Do not, then, my brethren, get yourselves into this position. But if you are in it do the first of these two things. Restore your ill-gotten goods. Do it now; not put it off till you come to die. It will cost you a struggle then as well as now; and even if you try to do it then, it is doubtful if those who come after you will carry out your wishes. A purpose to restore which is put off till a time when you cannot be sure of carrying it out is rather a weak bridge on which to pass to eternal life. Remember now what you will Wish at the hour of death to have remembered; remember those words of our Lord: "What doth it profit a man, if he gain the whole world and suffer the loss of his own soul?"
Sermon XLVI.
Those of you, my brethren, who are keeping Lent as it should be kept are beginning by this time, if I am not mistaken, to think that it is a pretty long and tedious season. Fasting and abstinence, giving up many worldly amusements, getting up early in the morning and going to Mass as so many of you do, and other such things, get to be rather tiresome to the natural man after a few days; and I have no doubt you are quite glad that Lent does not last the whole year, and are looking forward to the time when it will be over. I have always noticed that there were not many at Mass in Easter week, and there are very few, I imagine, who fast or abstain much then.
And perhaps you are even inclined to say: "What ever did the church get up Lent for at all? Certainly we could be good Christians without it, or save our souls, at any rate." But when you come to think of it you know well enough why Lent was instituted. You know that we cannot save our souls without abstaining from sin, and that we shall not be likely to abstain from sin unless we abstain sometimes also from what is not sinful. You know also that we cannot get to heaven without doing penance for our sins, and that it is better to do penance here than in purgatory. And you know, too, that most people will not abstain much or do much penance beyond what the church commands; so you know why the church got up Lent.

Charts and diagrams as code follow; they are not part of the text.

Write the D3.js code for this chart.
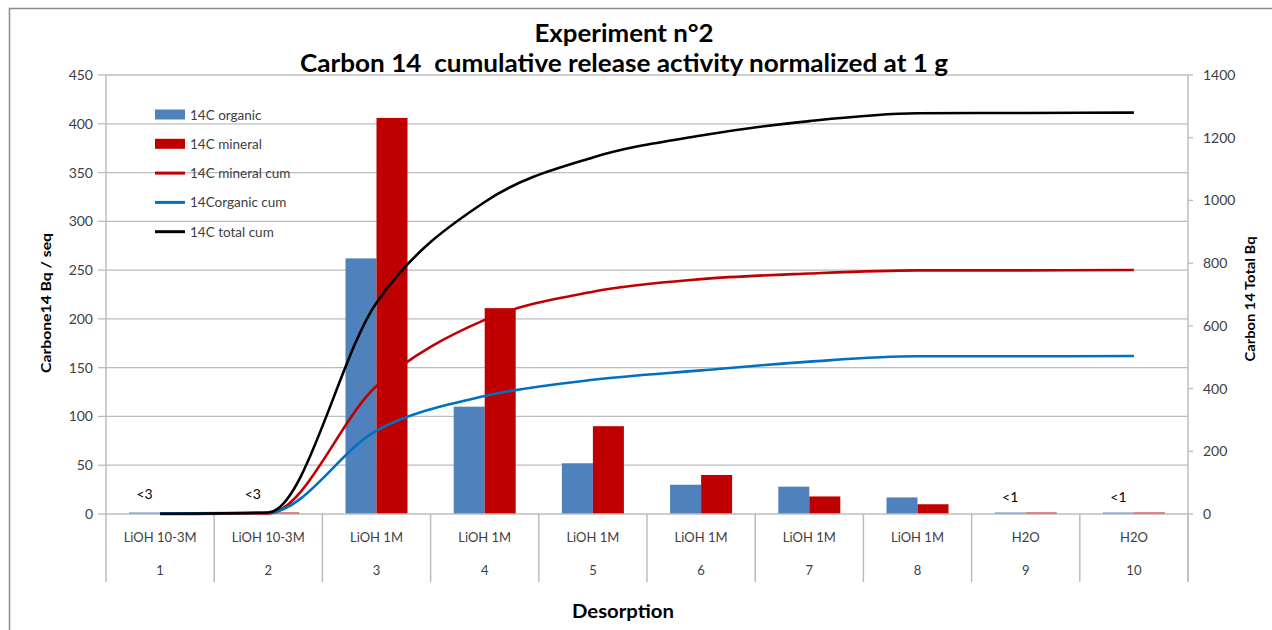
<!DOCTYPE html>
<html lang="en">
<head>
    <meta charset="UTF-8">
    <title>Experiment n°2</title>
    <script src="https://cdn.jsdelivr.net/npm/d3@7"></script>
</head>
<style>
    body{
        margin:0;
        background:#fff;
    }
    #chart text{
        font-family: Lato, "Open Sans", sans-serif;
    }
</style>
<body>
<div id="chart"></div>
</body>
</html>
<script>
    // values
    var steps = ["1", "2", "3", "4", "5", "6", "7", "8", "9", "10"];
    var media = ["LiOH 10-3M", "LiOH 10-3M", "LiOH 1M", "LiOH 1M", "LiOH 1M", "LiOH 1M", "LiOH 1M", "LiOH 1M", "H2O", "H2O"];
    var organic = [1.5, 2, 262, 110, 52, 30, 28, 17, 1.5, 1.5];
    var mineral = [0, 1.5, 406, 211, 90, 40, 18, 10, 1.5, 1.5];
    var mineralCum = [0, 2, 408, 619, 709, 749, 767, 777, 777, 778];
    var organicCum = [2, 4, 266, 376, 428, 458, 486, 503, 503, 504];
    var totalCum = [1, 5, 674, 995, 1137, 1207, 1253, 1278, 1279, 1280];
    var barLabels = ["<3", "<3", "", "", "", "", "", "", "<1", "<1"];
    var leftTicks = [0, 50, 100, 150, 200, 250, 300, 350, 400, 450];
    var rightTicks = [0, 200, 400, 600, 800, 1000, 1200, 1400];

    (function(){
        var W = 1272, H = 630;
        var left = 106, right = 1188, top = 75, bottom = 514;
        var grid = "#bcbcbc", txt = "#404040";

        var svg = d3.select("#chart").append("svg")
            .attr("width", W).attr("height", H);

        svg.append("rect").attr("width", W).attr("height", H).attr("fill", "#fff");
        // outer chart frame (only top/left visible in the crop)
        svg.append("path").attr("d", "M9.5," + H + "V8.5H" + W)
            .attr("fill", "none").attr("stroke", "#8c8c8c").attr("stroke-width", 1.5);

        var x = d3.scaleBand().domain(steps).range([left, right]).padding(0);
        var xs = d3.scaleBand().domain(["organic", "mineral"])
            .range([0, x.bandwidth()]).paddingInner(0).paddingOuter(0.745);
        var y = d3.scaleLinear().domain([0, 450]).range([bottom, top]);
        var y2 = d3.scaleLinear().domain([0, 1400]).range([bottom, top]);

        // horizontal gridlines
        svg.append("g").selectAll("line").data(leftTicks.slice(1)).join("line")
            .attr("x1", left).attr("x2", right)
            .attr("y1", function(d){ return y(d); }).attr("y2", function(d){ return y(d); })
            .attr("stroke", grid).attr("stroke-width", 1.3);

        // bars
        var rows = steps.map(function(s, i){
            return {step: s, organic: organic[i], mineral: mineral[i]};
        });
        var colors = {organic: "#4f81bd", mineral: "#c00000"};
        svg.append("g").selectAll("g").data(rows).join("g")
            .attr("transform", function(d){ return "translate(" + x(d.step) + ",0)"; })
            .selectAll("rect")
            .data(function(d){ return ["organic", "mineral"].map(function(k){ return {key: k, v: d[k]}; }); })
            .join("rect")
            .attr("x", function(d){ return xs(d.key); })
            .attr("width", xs.bandwidth())
            .attr("y", function(d){ return y(d.v); })
            .attr("height", function(d){ return bottom - y(d.v); })
            .attr("fill", function(d){ return colors[d.key]; });

        // category axis
        svg.append("line").attr("x1", left).attr("x2", right)
            .attr("y1", bottom).attr("y2", bottom)
            .attr("stroke", grid).attr("stroke-width", 1.5);
        var bounds = steps.map(function(s){ return x(s); }).concat([right]);
        svg.append("g").selectAll("line").data(bounds).join("line")
            .attr("x1", function(d){ return d; }).attr("x2", function(d){ return d; })
            .attr("y1", bottom).attr("y2", 582)
            .attr("stroke", grid).attr("stroke-width", 1.5);
        var cats = svg.append("g").attr("fill", txt).attr("font-size", 13).attr("text-anchor", "middle");
        cats.selectAll("text.med").data(steps).join("text").attr("class", "med")
            .attr("x", function(d){ return x(d) + x.bandwidth() / 2; })
            .attr("y", 542)
            .text(function(d, i){ return media[i]; });
        cats.selectAll("text.num").data(steps).join("text").attr("class", "num")
            .attr("x", function(d){ return x(d) + x.bandwidth() / 2; })
            .attr("y", 575)
            .text(function(d){ return d; });

        // left axis
        svg.append("line").attr("x1", left).attr("x2", left).attr("y1", top).attr("y2", bottom)
            .attr("stroke", grid).attr("stroke-width", 1.5);
        var ly = svg.append("g");
        ly.selectAll("line").data(leftTicks).join("line")
            .attr("x1", 98).attr("x2", left)
            .attr("y1", function(d){ return y(d); }).attr("y2", function(d){ return y(d); })
            .attr("stroke", grid).attr("stroke-width", 1.3);
        ly.selectAll("text").data(leftTicks).join("text")
            .attr("x", 93).attr("y", function(d){ return y(d) + 5; })
            .attr("text-anchor", "end").attr("font-size", 14).attr("fill", txt)
            .text(function(d){ return d; });

        // right axis
        svg.append("line").attr("x1", right).attr("x2", right).attr("y1", top).attr("y2", 582)
            .attr("stroke", grid).attr("stroke-width", 1.5);
        var ry = svg.append("g");
        ry.selectAll("line").data(rightTicks).join("line")
            .attr("x1", right).attr("x2", right + 5)
            .attr("y1", function(d){ return y2(d); }).attr("y2", function(d){ return y2(d); })
            .attr("stroke", grid).attr("stroke-width", 1.3);
        ry.selectAll("text").data(rightTicks).join("text")
            .attr("x", 1203).attr("y", function(d){ return y2(d) + 5; })
            .attr("font-size", 14).attr("fill", txt)
            .text(function(d){ return d; });

        // cumulative lines on the right axis
        var line = d3.line()
            .x(function(d, i){ return x(steps[i]) + x.bandwidth() / 2; })
            .y(function(d){ return y2(d); })
            .curve(d3.curveMonotoneX);
        var series = [
            {vals: mineralCum, color: "#c00000"},
            {vals: organicCum, color: "#0070c0"},
            {vals: totalCum, color: "#000"}
        ];
        svg.append("g").selectAll("path").data(series).join("path")
            .attr("d", function(d){ return line(d.vals); })
            .attr("fill", "none")
            .attr("stroke", function(d){ return d.color; })
            .attr("stroke-width", 2.6);

        // "<3" / "<1" labels over organic bars
        svg.append("g").selectAll("text").data(steps).join("text")
            .attr("x", function(d){ return x(d) + xs("organic") + xs.bandwidth() / 2; })
            .attr("y", function(d, i){ return i < 2 ? 499 : 502; })
            .attr("text-anchor", "middle").attr("font-size", 14).attr("fill", "#000")
            .text(function(d, i){ return barLabels[i]; });

        // legend
        var legend = [
            {name: "14C organic", color: "#4f81bd", type: "bar"},
            {name: "14C mineral", color: "#c00000", type: "bar"},
            {name: "14C mineral cum", color: "#c00000", type: "line"},
            {name: "14Corganic cum", color: "#0070c0", type: "line"},
            {name: "14C total cum", color: "#000", type: "line"}
        ];
        var lg = svg.append("g").selectAll("g").data(legend).join("g")
            .attr("transform", function(d, i){ return "translate(155," + (114.5 + i * 29.3) + ")"; });
        lg.filter(function(d){ return d.type == "bar"; }).append("rect")
            .attr("x", 0).attr("y", -5).attr("width", 30).attr("height", 10)
            .attr("fill", function(d){ return d.color; });
        lg.filter(function(d){ return d.type == "line"; }).append("line")
            .attr("x1", 0).attr("x2", 30)
            .attr("stroke", function(d){ return d.color; }).attr("stroke-width", 3);
        lg.append("text").attr("x", 35).attr("y", 5)
            .attr("font-size", 13.5).attr("fill", txt)
            .text(function(d){ return d.name; });

        // titles
        svg.append("text").attr("x", 624).attr("y", 42)
            .attr("text-anchor", "middle").attr("font-size", 24).attr("font-weight", "bold")
            .attr("textLength", 179).attr("lengthAdjust", "spacingAndGlyphs")
            .text("Experiment n°2");
        svg.append("text").attr("x", 624).attr("y", 72)
            .attr("text-anchor", "middle").attr("font-size", 24).attr("font-weight", "bold")
            .style("white-space", "pre")
            .attr("textLength", 648).attr("lengthAdjust", "spacingAndGlyphs")
            .text("Carbon 14  cumulative release activity normalized at 1 g");
        svg.append("text").attr("transform", "translate(51,303) rotate(-90)")
            .attr("text-anchor", "middle").attr("font-size", 13).attr("font-weight", "bold")
            .attr("textLength", 140).attr("lengthAdjust", "spacingAndGlyphs")
            .text("Carbone14 Bq / seq");
        svg.append("text").attr("transform", "translate(1255,299) rotate(-90)")
            .attr("text-anchor", "middle").attr("font-size", 13).attr("font-weight", "bold")
            .attr("textLength", 125).attr("lengthAdjust", "spacingAndGlyphs")
            .text("Carbon 14 Total Bq");
        svg.append("text").attr("x", 623).attr("y", 618)
            .attr("text-anchor", "middle").attr("font-size", 19).attr("font-weight", "bold")
            .attr("textLength", 102).attr("lengthAdjust", "spacingAndGlyphs")
            .text("Desorption");
    }());
</script>
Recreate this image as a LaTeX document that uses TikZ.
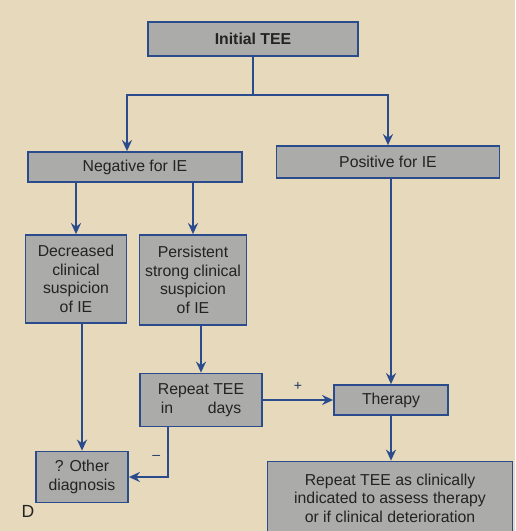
\documentclass[tikz,border=0pt]{standalone}
\usepackage{fontspec}
\setmainfont{Liberation Sans}
\usepackage{tikz}
\usetikzlibrary{
  arrows.meta,
  positioning,
  calc
}
\definecolor{fcPaper}{HTML}{E6D9BC}
\definecolor{fcFill}{HTML}{ABABAA}
\definecolor{fcLine}{HTML}{2B4C8C}
\definecolor{fcText}{HTML}{232323}
\tikzset{
  fcnode/.style={
    draw=fcLine, fill=fcFill, line width=1pt, inner sep=0pt,
    font=\fontsize{9}{10.5}\selectfont, text=fcText, align=center
  },
  fcbox/.style={fcnode},
  fcline/.style={line width=1pt, fcLine},
  fcarrow/.style={fcline, -{Stealth[length=2.2mm, width=2mm]}},
  fcsign/.style={font=\fontsize{8}{9}\selectfont, text=fcLine!70!black, inner sep=1pt}
}

\begin{document}
\begin{tikzpicture}[x=0.02cm, y=-0.02cm]
  \useasboundingbox (0,0) rectangle (515,531);
  \clip (0,0) rectangle (515,531);
  \fill[fcPaper] (0,0) rectangle (515,531);

  \node[fcbox, minimum width=4.2cm, minimum height=0.68cm, font=\fontsize{9}{10.5}\selectfont\bfseries] (init) at (253,39) {Initial TEE};
  \node[fcbox, minimum width=4.28cm, minimum height=0.6cm] (neg) at (135,167) {Negative for IE};
  \node[fcbox, minimum width=4.46cm, minimum height=0.64cm] (pos) at (388,162) {Positive for IE};
  \node[fcbox, minimum width=2.02cm, minimum height=1.76cm] (dec) at (76,279) {Decreased\\clinical\\suspicion\\of IE};
  \node[fcbox, minimum width=2.14cm, minimum height=1.8cm] (pers) at (193,280) {Persistent\\strong clinical\\suspicion\\of IE};
  \node[fcbox, minimum width=2.44cm, minimum height=1.06cm] (rep) at (201,400) {Repeat TEE\\in\hspace{2.2em}days};
  \node[fcbox, minimum width=2.28cm, minimum height=0.6cm] (ther) at (391,400) {Therapy};
  \node[fcbox, minimum width=1.84cm, minimum height=1.02cm] (oth) at (82,477) {? Other\\diagnosis};
  \node[fcbox, minimum width=4.9cm, minimum height=1.46cm] (fin) at (390,498) {Repeat TEE as clinically\\indicated to assess therapy\\or if clinical deterioration};
  \node[font=\fontsize{10}{12}\selectfont, text=fcText] (lbl) at (28,511) {D};

  % split below the first test
  \coordinate (split) at (253,95);
  \draw[fcline] (init) -- (split);
  \draw[fcarrow] (split) -| ([xshift=-0.16cm]neg.north);
  \draw[fcarrow] (split) -| (pos.north);

  \draw[fcarrow] (dec.north |- neg.south) -- (dec);
  \draw[fcarrow] (pers.north |- neg.south) -- (pers);
  \draw[fcarrow] (oth.north |- dec.south) -- (oth);
  \draw[fcarrow] (rep.north |- pers.south) -- (rep);
  \draw[fcarrow] (rep) -- (ther) node[fcsign, midway, above=4pt] {+};
  \draw[fcarrow] ([xshift=-0.66cm]rep.south) |- (oth.east) node[fcsign, pos=0.3, left=3pt] {--};
  \draw[fcarrow] (ther.north |- pos.south) -- (ther);
  \draw[fcarrow] (ther) -- (ther.south |- fin.north);
\end{tikzpicture}
\end{document}
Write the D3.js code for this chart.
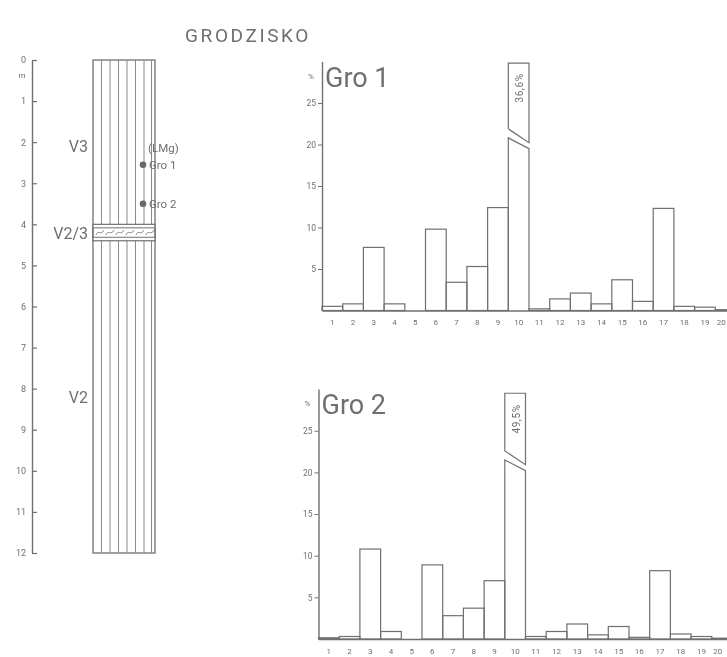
<!DOCTYPE html>
<html>
<head>
<meta charset="utf-8">
<script src="https://cdn.jsdelivr.net/npm/d3@7"></script>
<style>
  html, body { margin: 0; padding: 0; background: #fff; }
  svg { display: block; will-change: transform; }
  text { font-family: Roboto, "DejaVu Sans", sans-serif; fill: #6f6f6f; }
</style>
</head>
<body>
<script>
// Grain-size classes shown on the horizontal axis of both histograms
const classes = ["1","2","3","4","5","6","7","8","9","10","11","12","13","14","15","16","17","18","19","20"];

// Percentage of each class in sample Gro 1 and Gro 2
const gro1Values = [0.5, 0.8, 7.6, 0.8, 0, 9.8, 3.4, 5.3, 12.4, 36.6, 0.2, 1.4, 2.1, 0.8, 3.7, 1.1, 12.3, 0.5, 0.4, 0.1];
const gro2Values = [0.15, 0.3, 10.8, 0.9, 0, 8.9, 2.8, 3.7, 7.0, 49.5, 0.3, 0.9, 1.8, 0.5, 1.5, 0.2, 8.2, 0.6, 0.3, 0.1];

// Percentage axis
const percentTicks = [5, 10, 15, 20, 25];
const percentMax = 30;
// Level at which an over-tall bar is cut, and its displayed height
const gro1Break = 20.8, gro2Break = 21.5;
const gro1Cap = 29.8, gro2Cap = 29.5;

// Section profile (depth in metres)
const depthTicks = [0,1,2,3,4,5,6,7,8,9,10,11,12];
const units = [
  { name: "V3",   labelDepth: 2.1 },
  { name: "V2/3", labelDepth: 4.2 },
  { name: "V2",   labelDepth: 8.2 }
];
const layerTop = 4.0, layerBottom = 4.4;
const samples = [
  { name: "Gro 1", depth: 2.55 },
  { name: "Gro 2", depth: 3.5 }
];

const W = 727, H = 657;
const ink = "#707070";

const svg = d3.select("body").append("svg").attr("width", W).attr("height", H);

// ---- title
svg.append("text")
  .attr("x", 248).attr("y", 42)
  .attr("text-anchor", "middle")
  .attr("font-size", 19)
  .attr("letter-spacing", 2.6)
  .text("GRODZISKO");

// ---- depth profile
const depth = d3.scaleLinear().domain([0, 12]).range([60, 553]);
const colX0 = 93, colX1 = 155;

const depthAxis = d3.axisLeft(depth)
  .tickValues(depthTicks)
  .tickSizeInner(-5)
  .tickSizeOuter(0)
  .tickPadding(6);

const gDepth = svg.append("g").attr("transform", "translate(32,0)").call(depthAxis);
gDepth.select(".domain").attr("stroke", ink).attr("stroke-width", 1.4);
gDepth.selectAll(".tick line").attr("stroke", ink).attr("stroke-width", 1.2);
gDepth.selectAll(".tick text").attr("font-size", 9).attr("fill", "#7a7a7a")
  .style("font-family", "Roboto, sans-serif");
svg.append("text").attr("x", 22).attr("y", 78).attr("text-anchor", "middle")
  .attr("font-size", 8).text("m");

// column body
const gCol = svg.append("g");
gCol.append("rect")
  .attr("x", colX0).attr("y", depth(0))
  .attr("width", colX1 - colX0).attr("height", depth(12) - depth(0))
  .attr("fill", "#fff").attr("stroke", ink).attr("stroke-width", 1.3);

// vertical hatching (silty deposit)
const hatchX = [101.5, 110, 118.5, 127, 135.5, 144, 151.5];
gCol.selectAll("line.hatch").data(hatchX).join("line")
  .attr("class", "hatch")
  .attr("x1", d => d).attr("x2", d => d)
  .attr("y1", depth(0)).attr("y2", depth(12))
  .attr("stroke", "#8a8a8a").attr("stroke-width", 1);

// thin interbed with wavy signature
const yL0 = depth(layerTop), yL1 = depth(layerBottom);
gCol.append("rect")
  .attr("x", colX0).attr("y", yL0).attr("width", colX1 - colX0).attr("height", yL1 - yL0)
  .attr("fill", "#fff").attr("stroke", ink).attr("stroke-width", 1.2);
const innerTop = yL0 + 3.5, innerBot = yL1 - 3.5;
gCol.append("rect")
  .attr("x", colX0).attr("y", innerTop).attr("width", colX1 - colX0).attr("height", innerBot - innerTop)
  .attr("fill", "none").attr("stroke", ink).attr("stroke-width", 1);
const wave = d3.path();
const midY = (innerTop + innerBot) / 2;
for (let x = colX0 + 3; x < colX1 - 8; x += 10) {
  wave.moveTo(x, midY + 2.5);
  wave.bezierCurveTo(x + 2, midY - 3.5, x + 5, midY + 3.5, x + 8, midY - 2.5);
}
gCol.append("path").attr("d", wave.toString())
  .attr("fill", "none").attr("stroke", "#7a7a7a").attr("stroke-width", 0.9);

// unit labels
svg.selectAll("text.unit").data(units).join("text")
  .attr("class", "unit")
  .attr("x", 88).attr("y", d => depth(d.labelDepth) + 6)
  .attr("text-anchor", "end")
  .attr("font-size", 16)
  .text(d => d.name);

// sample points
svg.append("text").attr("x", 148).attr("y", 152).attr("font-size", 11.5).text("(LMg)");
svg.selectAll("circle.sample").data(samples).join("circle")
  .attr("class", "sample")
  .attr("cx", 143).attr("cy", d => depth(d.depth)).attr("r", 3.3)
  .attr("fill", "#6a6a6a");
svg.selectAll("text.sample").data(samples).join("text")
  .attr("class", "sample")
  .attr("x", 149).attr("y", d => depth(d.depth) + 4.5)
  .attr("font-size", 11.5)
  .text(d => d.name);

// ---- histograms
function histogram(opts) {
  const { name, values, brk, cap, axisX, baseY, pxPerPct, labelY } = opts;
  const g = svg.append("g");
  const x = d3.scaleBand().domain(classes).range([axisX, axisX + classes.length * 20.7]).padding(0);
  const y = d3.scaleLinear().domain([0, percentMax]).range([baseY, baseY - percentMax * pxPerPct]);

  // ordinary bars
  const normal = values.map((v, i) => ({ c: classes[i], v })).filter(d => d.v > 0 && d.v <= percentMax);
  g.selectAll("rect.bar").data(normal).join("rect")
    .attr("class", "bar")
    .attr("x", d => x(d.c)).attr("width", x.bandwidth())
    .attr("y", d => y(d.v)).attr("height", d => y(0) - y(d.v))
    .attr("fill", "none").attr("stroke", ink).attr("stroke-width", 1.2);

  // bars that exceed the axis are drawn cut, with their value written in
  const tall = values.map((v, i) => ({ c: classes[i], v })).filter(d => d.v > percentMax);
  tall.forEach(d => {
    const x0 = x(d.c), x1 = x0 + x.bandwidth();
    const lowL = y(brk), lowR = y(brk - 1.3);
    const gap = 9;
    const lower = d3.path();
    lower.moveTo(x0, y(0)); lower.lineTo(x0, lowL); lower.lineTo(x1, lowR); lower.lineTo(x1, y(0));
    g.append("path").attr("d", lower.toString())
      .attr("fill", "none").attr("stroke", ink).attr("stroke-width", 1.2);
    const upper = d3.path();
    upper.moveTo(x0, lowL - gap); upper.lineTo(x0, y(cap)); upper.lineTo(x1, y(cap)); upper.lineTo(x1, lowR - gap + 3);
    upper.lineTo(x0, lowL - gap);
    g.append("path").attr("d", upper.toString())
      .attr("fill", "none").attr("stroke", ink).attr("stroke-width", 1.2);
    const cx = (x0 + x1) / 2 + 1;
    g.append("text")
      .attr("transform", `translate(${cx},${labelY}) rotate(-90)`)
      .attr("text-anchor", "middle").attr("dy", "0.35em")
      .attr("font-size", 10)
      .attr("letter-spacing", 0.6)
      .text(d3.format(".1f")(d.v).replace(".", ",") + "%");
  });

  // horizontal axis with class numbers
  const xAxis = d3.axisBottom(x).tickSize(0).tickPadding(9);
  const gx = g.append("g").attr("transform", `translate(0,${baseY})`).call(xAxis);
  gx.select(".domain").attr("stroke", ink).attr("stroke-width", 1.4);
  gx.selectAll(".tick text").attr("font-size", 8).attr("fill", "#888")
    .style("font-family", "Roboto, sans-serif");
  // the last class sits against the page edge; keep its number inside
  gx.selectAll(".tick").filter(c => c === classes[classes.length - 1])
    .select("text").attr("text-anchor", "end").attr("x", 0);

  // percentage axis
  const yAxis = d3.axisLeft(y).tickValues(percentTicks).tickSizeInner(4).tickSizeOuter(0).tickPadding(2);
  const gy = g.append("g").attr("transform", `translate(${axisX},0)`).call(yAxis);
  gy.select(".domain").attr("stroke", ink).attr("stroke-width", 1.4);
  gy.selectAll(".tick line").attr("stroke", ink);
  gy.selectAll(".tick text").attr("font-size", 8.5).attr("fill", "#888")
    .style("font-family", "Roboto, sans-serif");

  g.append("text").attr("x", axisX - 14).attr("y", y(percentMax) + 17)
    .attr("font-size", 8).text("%");
  g.append("text").attr("x", axisX + 3).attr("y", y(percentMax) + 25)
    .attr("font-size", 27).text(name);
}

histogram({ name: "Gro 1", values: gro1Values, brk: gro1Break, cap: gro1Cap,
  axisX: 322, baseY: 310.5, pxPerPct: 8.3, labelY: 88 });
histogram({ name: "Gro 2", values: gro2Values, brk: gro2Break, cap: gro2Cap,
  axisX: 318.5, baseY: 639, pxPerPct: 8.33, labelY: 419 });
</script>
</body>
</html>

She did it that we might get to heaven sooner and more surely. That ought to be our encouragement, then, in it, that every good Lent brings us a good deal nearer to heaven; that heaven is the reward of penance and mortification. And it is partly to keep this before our minds that the church tells us in to-day's Gospel the story of our Lord's transfiguration: how he took Peter and James and John up with him on Mount Thabor, and there appeared to them in his glory; and filled their hearts with renewed courage and confidence in him, and with a firm belief that it was worth their while to follow him, even if they had to sleep out at night, and not get much to eat, and suffer in many ways—that it was worth while for the sake of the good time coming, of which his glory was a promise, though they did not know just when or what it would be.